TASK OBJECTIVE: Pictures are excluded. Copy exactly, and only, the lines from the one containing "What matplotlib code" through the one containing "plt.rcParams['font.family'] = ['Open", both ends included.
BEGIN GIVEN INFORMATION
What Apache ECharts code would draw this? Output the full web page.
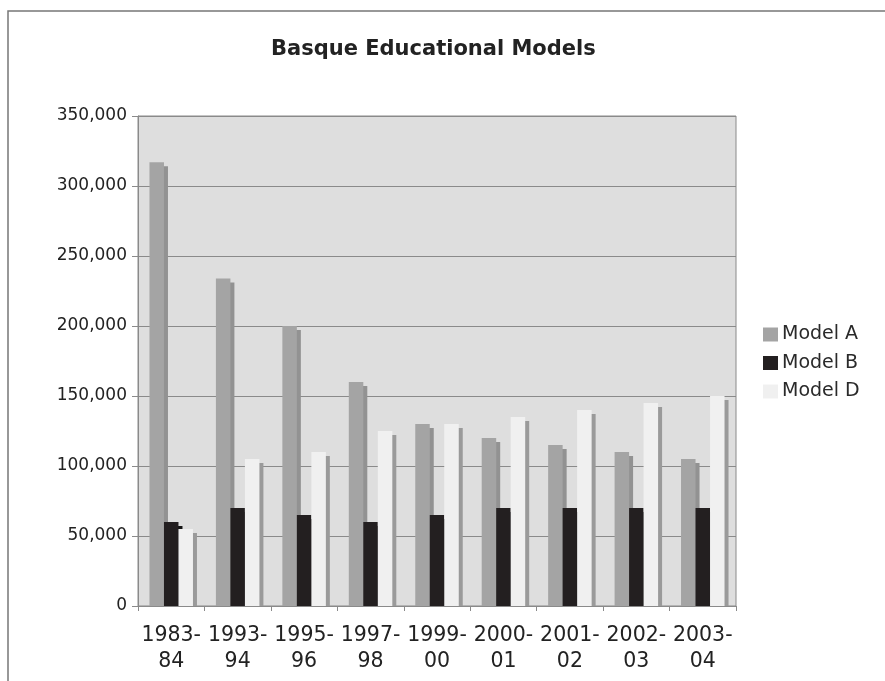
<!DOCTYPE html>
<html>
<head>
<meta charset="utf-8">
<script src="https://cdn.jsdelivr.net/npm/echarts@6/dist/echarts.min.js"></script>
<style>
html,body{margin:0;padding:0;background:#fff;}
#chart{width:885px;height:681px;}
</style>
</head>
<body>
<div id="chart"></div>
<script>
var categories = ['1983-\n84','1993-\n94','1995-\n96','1997-\n98','1999-\n00','2000-\n01','2001-\n02','2002-\n03','2003-\n04'];
var modelA = [317000, 234000, 200000, 160000, 130000, 120000, 115000, 110000, 105000];
var modelB = [60000, 70000, 65000, 60000, 65000, 70000, 70000, 70000, 70000];
var modelD = [55000, 105000, 110000, 125000, 130000, 135000, 140000, 145000, 150000];
var yTicks = [0, 50000, 100000, 150000, 200000, 250000, 300000, 350000];

function fmt(v){
  var s = String(Math.round(v));
  return s.replace(/\B(?=(\d{3})+(?!\d))/g, ',');
}

var chart = echarts.init(document.getElementById('chart'));
var FONT = 'DejaVu Sans';
function barSeries(name, data, color, shadow){
  return {
    name: name, type: 'bar', data: data,
    barWidth: 14.5, barGap: '0%',
    itemStyle: {color: color, shadowColor: shadow, shadowOffsetX: 4, shadowOffsetY: 4, shadowBlur: 0},
    emphasis: {disabled: true},
    z: 2
  };
}
chart.setOption({
  animation: false,
  backgroundColor: '#ffffff',
  title: {
    text: 'Basque Educational Models',
    left: 266, top: 33,
    textStyle: {fontFamily: FONT, fontSize: 21, fontWeight: 'bold', color: '#222', lineHeight: 24}
  },
  legend: {
    orient: 'vertical', left: 758, top: 320,
    itemWidth: 15, itemHeight: 14, itemGap: 9.5,
    icon: 'rect',
    itemStyle: {shadowBlur: 0, shadowOffsetX: 0, shadowOffsetY: 0, shadowColor: 'rgba(0,0,0,0)'},
    textStyle: {fontFamily: FONT, fontSize: 19, color: '#2a2a2a', padding: [0,0,0,-1]},
    data: ['Model A','Model B','Model D']
  },
  grid: {
    left: 138, right: 149, top: 116, bottom: 75,
    show: true, backgroundColor: '#dedede', borderColor: '#8a8a8a', borderWidth: 1
  },
  xAxis: {
    type: 'category', data: categories, z: 5,
    axisLine: {lineStyle: {color: '#8a8a8a'}},
    axisTick: {show: true, length: 5, lineStyle: {color: '#8a8a8a'}},
    axisLabel: {interval: 0, margin: 17, fontFamily: FONT, fontSize: 20.5, color: '#222', lineHeight: 26}
  },
  yAxis: {
    type: 'value', min: yTicks[0], max: yTicks[yTicks.length-1], interval: yTicks[1]-yTicks[0],
    axisLine: {show: true, lineStyle: {color: '#8a8a8a'}},
    axisTick: {show: true, length: 6, lineStyle: {color: '#8a8a8a'}},
    splitLine: {show: true, lineStyle: {color: '#8a8a8a', width: 1}},
    axisLabel: {margin: 11, fontFamily: FONT, fontSize: 17, color: '#222', formatter: fmt}
  },
  graphic: [
    {type: 'rect', z: 3, silent: true, shape: {x: 139, y: 606.5, width: 600, height: 6}, style: {fill: '#ffffff'}},
    {type: 'rect', z: 0, silent: true, shape: {x: 8, y: 11, width: 900, height: 700}, style: {fill: 'none', stroke: '#777', lineWidth: 1.5}}
  ],
  series: [
    barSeries('Model A', modelA, '#a4a4a4', '#929292'),
    barSeries('Model B', modelB, '#231f20', '#151515'),
    barSeries('Model D', modelD, '#f0f0f0', '#9a9a9a')
  ]
});
</script>
</body>
</html>
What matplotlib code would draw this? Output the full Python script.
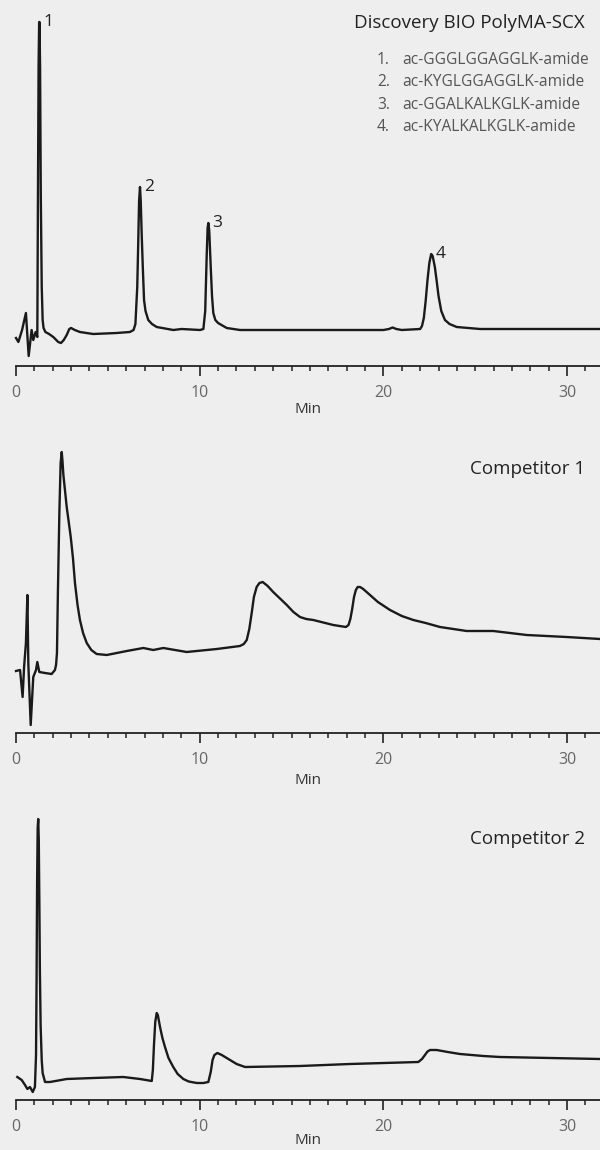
import matplotlib
matplotlib.use("Agg")
import matplotlib.pyplot as plt
import numpy as np

plt.rcParams['font.family'] = ['Open Sans', 'DejaVu Sans']

# ---- data (time in min, detector signal in arbitrary units) ----
polyma_time = [0.0, 0.13, 0.33, 0.54, 0.69, 0.85, 0.94, 1.07, 1.16, 1.19, 1.23, 1.26, 1.28,
               1.31, 1.35, 1.40, 1.45, 1.50, 1.60, 1.80, 2.03, 2.30, 2.45, 2.60, 2.76, 2.90,
               3.00, 3.20, 3.48, 4.2, 5.48, 6.2, 6.40, 6.50, 6.60, 6.65, 6.70, 6.75, 6.79,
               6.84, 6.90, 6.97, 7.05, 7.20, 7.40, 7.66, 8.56, 9.02, 10.02, 10.20, 10.30,
               10.38, 10.43, 10.47, 10.52, 10.60, 10.67, 10.74, 10.85, 11.0, 11.47, 12.2,
               20.0, 20.3, 20.5, 20.7, 21.0, 22.0, 22.1, 22.2, 22.3, 22.4, 22.5, 22.6,
               22.68, 22.8, 22.9, 23.0, 23.15, 23.35, 23.6, 23.99, 25.26, 31.8]
polyma_signal = [28, 24, 36, 53, 10, 36, 26, 34, 29, 150, 300, 344, 344,
                 300, 170, 80, 46, 38, 34, 32, 29, 24, 23, 26, 31, 37,
                 38, 36, 34, 32, 33, 34, 36, 42, 79, 120, 165, 179, 165,
                 133, 100, 66, 55, 46, 42, 39, 36, 37, 36, 37, 55,
                 110, 138, 143, 135, 99, 70, 53, 46, 43, 38, 36,
                 36, 37, 38.5, 37, 36, 37, 40, 48, 65, 86, 103, 112,
                 110, 99, 85, 70, 55, 46, 42, 39, 37, 37]

comp1_time = [0.0, 0.22, 0.36, 0.44, 0.54, 0.62, 0.67, 0.8, 0.94, 1.09, 1.16, 1.27, 1.58, 1.94,
              2.12, 2.18, 2.23, 2.28, 2.36, 2.43, 2.49, 2.53, 2.58, 2.76, 2.98, 3.10, 3.21,
              3.35, 3.48, 3.65, 3.85, 4.10, 4.39, 4.94, 6.03, 6.93, 7.47, 8.02, 9.29, 10.93,
              12.19, 12.40, 12.56, 12.70, 12.83, 12.95, 13.1, 13.25, 13.43, 13.7, 14.0, 14.4,
              14.74, 15.1, 15.46, 15.8, 16.18, 17.27, 17.96, 18.1, 18.2, 18.3, 18.4, 18.5,
              18.6, 18.73, 18.9, 19.27, 19.7, 20.36, 21.0, 21.63, 22.3, 23.08, 24.53, 25.98,
              27.8, 29.97, 31.79]
comp1_signal = [62, 63, 36, 66, 90, 138, 70, 8, 56, 63, 71, 61, 60, 59,
                63, 68, 80, 140, 220, 270, 281, 272, 258, 226, 196, 175, 150,
                128, 113, 100, 90, 83, 79, 78, 82, 85, 83, 85, 81, 84,
                87, 89, 93, 104, 120, 136, 146, 150, 151, 147, 141, 134,
                128, 121, 116, 114, 113, 108, 106, 108, 114, 124, 136, 143,
                146, 146, 144, 138, 131, 123, 117, 113, 110, 106, 102, 102,
                98, 96, 94]

comp2_time = [0.07, 0.31, 0.49, 0.62, 0.76, 0.91, 1.03, 1.09, 1.12, 1.15, 1.18, 1.21, 1.24,
              1.27, 1.30, 1.34, 1.40, 1.45, 1.58, 1.85, 2.76, 4.21, 5.84, 6.75, 7.39, 7.45,
              7.51, 7.58, 7.66, 7.72, 7.84, 7.97, 8.11, 8.30, 8.56, 8.80, 9.11, 9.40, 9.84,
              10.2, 10.47, 10.6, 10.7, 10.8, 10.96, 11.2, 11.47, 12.01, 12.47, 15.46, 18.18,
              21.9, 22.1, 22.26, 22.4, 22.54, 22.9, 23.5, 24.17, 25.44, 26.35, 29.07, 31.79]
comp2_signal = [23, 20, 15, 11, 13, 8, 13, 45, 120, 220, 272, 281, 260,
                200, 130, 75, 40, 27, 18, 18, 21, 22, 23, 21, 19, 30,
                55, 78, 87, 85, 73, 62, 53, 42, 33, 26, 21, 18.5, 17,
                17, 18, 28, 40, 45, 47, 45, 42, 36, 33, 34, 36,
                38, 41, 45, 48.5, 50, 50, 48, 46, 44, 43, 42, 41]

peak_labels = ["1", "2", "3", "4"]
peak_times = [1.27, 6.75, 10.47, 22.6]
legend_entries = ["ac-GGGLGGAGGLK-amide", "ac-KYGLGGAGGLK-amide",
                  "ac-GGALKALKGLK-amide", "ac-KYALKALKGLK-amide"]
panel_titles = ["Discovery BIO PolyMA-SCX", "Competitor 1", "Competitor 2"]
x_ticks = [0, 10, 20, 30]
x_label = "Min"

# ---- layout ----
W, H = 600, 1150
BG = '#eeeeee'
fig = plt.figure(figsize=(W / 100, H / 100), dpi=100, facecolor=BG)

def px_axes(left, axis_y, top, right=600):
    return fig.add_axes([left / W, 1 - axis_y / H, (right - left) / W, (axis_y - top) / H])

panels = [
    (polyma_time, polyma_signal, 366, 10, 410),
    (comp1_time, comp1_signal, 733, 420, 781),
    (comp2_time, comp2_signal, 1100, 800, 1140),
]
title_y = [23, 469, 839]

XMAX = 31.79
for i, (t, s, axis_y, top, min_y) in enumerate(panels):
    ax = px_axes(16, axis_y, top)
    ax.set_facecolor(BG)
    ax.plot(t, s, color='#1a1a1a', lw=1.7, solid_joinstyle='round', clip_on=False)
    ax.set_xlim(0, XMAX)
    ax.set_ylim(0, axis_y - top)
    for sp in ['top', 'right', 'left']:
        ax.spines[sp].set_visible(False)
    ax.spines['bottom'].set_color('#222222')
    ax.spines['bottom'].set_linewidth(1.3)
    ax.set_yticks([])
    ax.set_xticks(x_ticks)
    ax.set_xticks(np.arange(0, 32, 1), minor=True)
    ax.tick_params(axis='x', which='major', direction='out', length=7, width=1.2,
                   color='#222222', labelsize=11.5, labelcolor='#666666', pad=7)
    ax.tick_params(axis='x', which='minor', direction='out', length=3.6, width=1.1,
                   color='#222222')
    fig.text(308 / W, 1 - min_y / H, x_label, ha='center', va='center',
             fontsize=11, color='#333333')
    fig.text(585 / W, 1 - title_y[i] / H, panel_titles[i], ha='right', va='center',
             fontsize=13.5, color='#222222')
    if i == 0:
        for lab, pt in zip(peak_labels, peak_times):
            h = np.interp(pt, t, s)
            ax.annotate(lab, xy=(pt, h), xytext=(3, 0), textcoords='offset points',
                        ha='left', va='center', fontsize=12.5, color='#222222')
        for k, entry in enumerate(legend_entries):
            yy = [60, 82, 105, 127][k]
            fig.text(377 / W, 1 - yy / H, f"{k + 1}.", ha='left', va='center',
                     fontsize=11.2, color='#555555')
            fig.text(402 / W, 1 - yy / H, entry, ha='left', va='center',
                     fontsize=11.2, color='#555555')

fig.savefig('out.png', dpi=100, facecolor=BG)
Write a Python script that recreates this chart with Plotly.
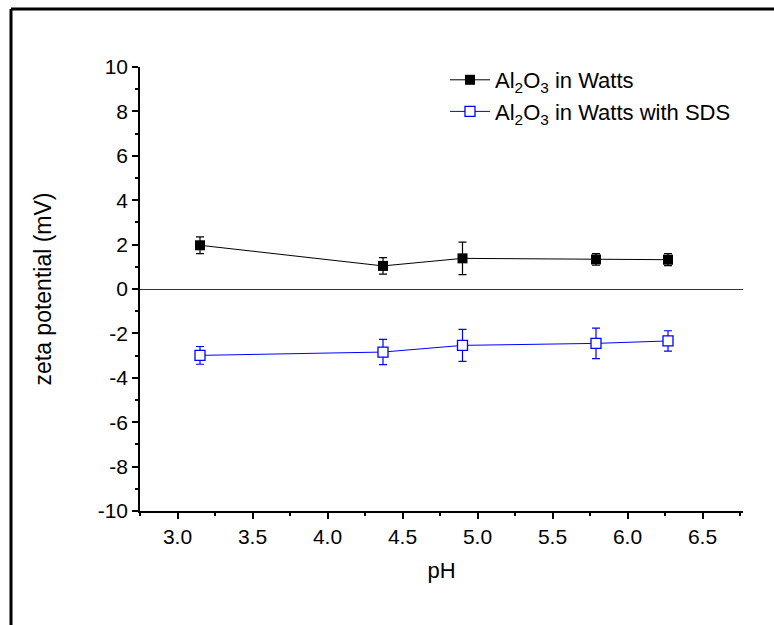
import plotly.graph_objects as go

ph_watts = [3.15, 4.37, 4.90, 5.79, 6.27]
zeta_watts = [1.97, 1.04, 1.38, 1.33, 1.32]
err_watts = [0.38, 0.37, 0.73, 0.26, 0.27]

ph_sds = [3.15, 4.37, 4.90, 5.79, 6.27]
zeta_sds = [-2.99, -2.84, -2.54, -2.45, -2.34]
err_sds = [0.40, 0.57, 0.72, 0.69, 0.46]

x_ticks = [3.0, 3.5, 4.0, 4.5, 5.0, 5.5, 6.0, 6.5]
y_ticks = [10, 8, 6, 4, 2, 0, -2, -4, -6, -8, -10]

FONT = "Liberation Sans, Arial, sans-serif"
W, H = 774, 625
L, R, T, B = 140, 31, 67, 114

fig = go.Figure()
fig.add_trace(go.Scatter(
    x=ph_watts, y=zeta_watts, mode="lines+markers",
    name="Al<sub>2</sub>O<sub>3</sub> in Watts",
    line=dict(color="black", width=1),
    marker=dict(symbol="square", size=10, color="black"),
    error_y=dict(type="data", array=err_watts, color="black", thickness=1.2, width=4),
))
fig.add_trace(go.Scatter(
    x=ph_sds, y=zeta_sds, mode="lines+markers",
    name="Al<sub>2</sub>O<sub>3</sub> in Watts with SDS",
    line=dict(color="#0000ff", width=1),
    marker=dict(symbol="square", size=10, color="white", line=dict(color="#0000ff", width=1.3)),
    error_y=dict(type="data", array=err_sds, color="#0000ff", thickness=1.2, width=4),
))

pw = W - L - R
ph = H - T - B
def px_to_paper_x(px):
    return (px - L) / pw
def px_to_paper_y(py):
    return (H - B - py) / ph

# outer frame (top and left edges)
fig.add_shape(type="line", xref="paper", yref="paper",
              x0=px_to_paper_x(11), x1=px_to_paper_x(W + 2),
              y0=px_to_paper_y(9), y1=px_to_paper_y(9),
              line=dict(color="black", width=3))
fig.add_shape(type="line", xref="paper", yref="paper",
              x0=px_to_paper_x(11), x1=px_to_paper_x(11),
              y0=px_to_paper_y(9), y1=px_to_paper_y(H + 2),
              line=dict(color="black", width=3))

fig.update_layout(
    width=W, height=H,
    margin=dict(l=L, r=R, t=T, b=B),
    paper_bgcolor="white", plot_bgcolor="white",
    font=dict(family=FONT, color="black", size=21),
    showlegend=True,
    legend=dict(x=px_to_paper_x(445), y=px_to_paper_y(59), xanchor="left", yanchor="top",
                bgcolor="rgba(0,0,0,0)", font=dict(size=22, family=FONT, color="black"),
                tracegroupgap=0, itemwidth=40),
    xaxis=dict(
        range=[2.75, 6.77], tickvals=x_ticks, ticktext=[f"{v:.1f}" for v in x_ticks],
        showgrid=False, zeroline=False, showline=True, linecolor="black", linewidth=1.5,
        ticks="outside", ticklen=6, tickwidth=1.5, tickcolor="black",
        minor=dict(ticks="outside", dtick=0.25, tick0=2.75, ticklen=3, tickwidth=1.5, tickcolor="black"),
        title=dict(text="pH", font=dict(size=22, family=FONT, color="black"), standoff=16),
        tickfont=dict(size=21, family=FONT, color="black"),
    ),
    yaxis=dict(
        range=[-10, 10], tickvals=y_ticks, ticktext=[str(v) for v in y_ticks],
        showgrid=False, zeroline=True, zerolinecolor="#333333", zerolinewidth=1.2,
        showline=True, linecolor="black", linewidth=1.5,
        ticks="outside", ticklen=6, tickwidth=1.5, tickcolor="black",
        minor=dict(ticks="outside", dtick=1, ticklen=3, tickwidth=1.5, tickcolor="black"),
        title=dict(text="zeta potential (mV)", font=dict(size=23, family=FONT, color="black"), standoff=40),
        tickfont=dict(size=21, family=FONT, color="black"),
    ),
)

fig.write_html("out.html")
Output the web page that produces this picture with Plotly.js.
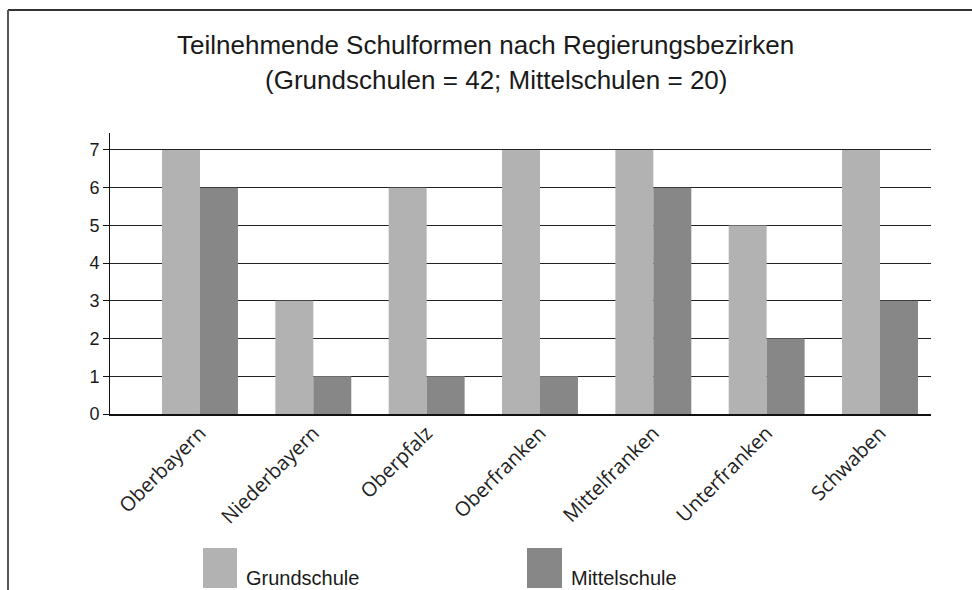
END GIVEN INFORMATION
ANSWER FOR THIS EXERCISE:
What matplotlib code would draw this? Output the full Python script.
import matplotlib
matplotlib.use("Agg")
import matplotlib.pyplot as plt
import numpy as np

plt.rcParams['font.family'] = ['Open Sans', 'DejaVu Sans']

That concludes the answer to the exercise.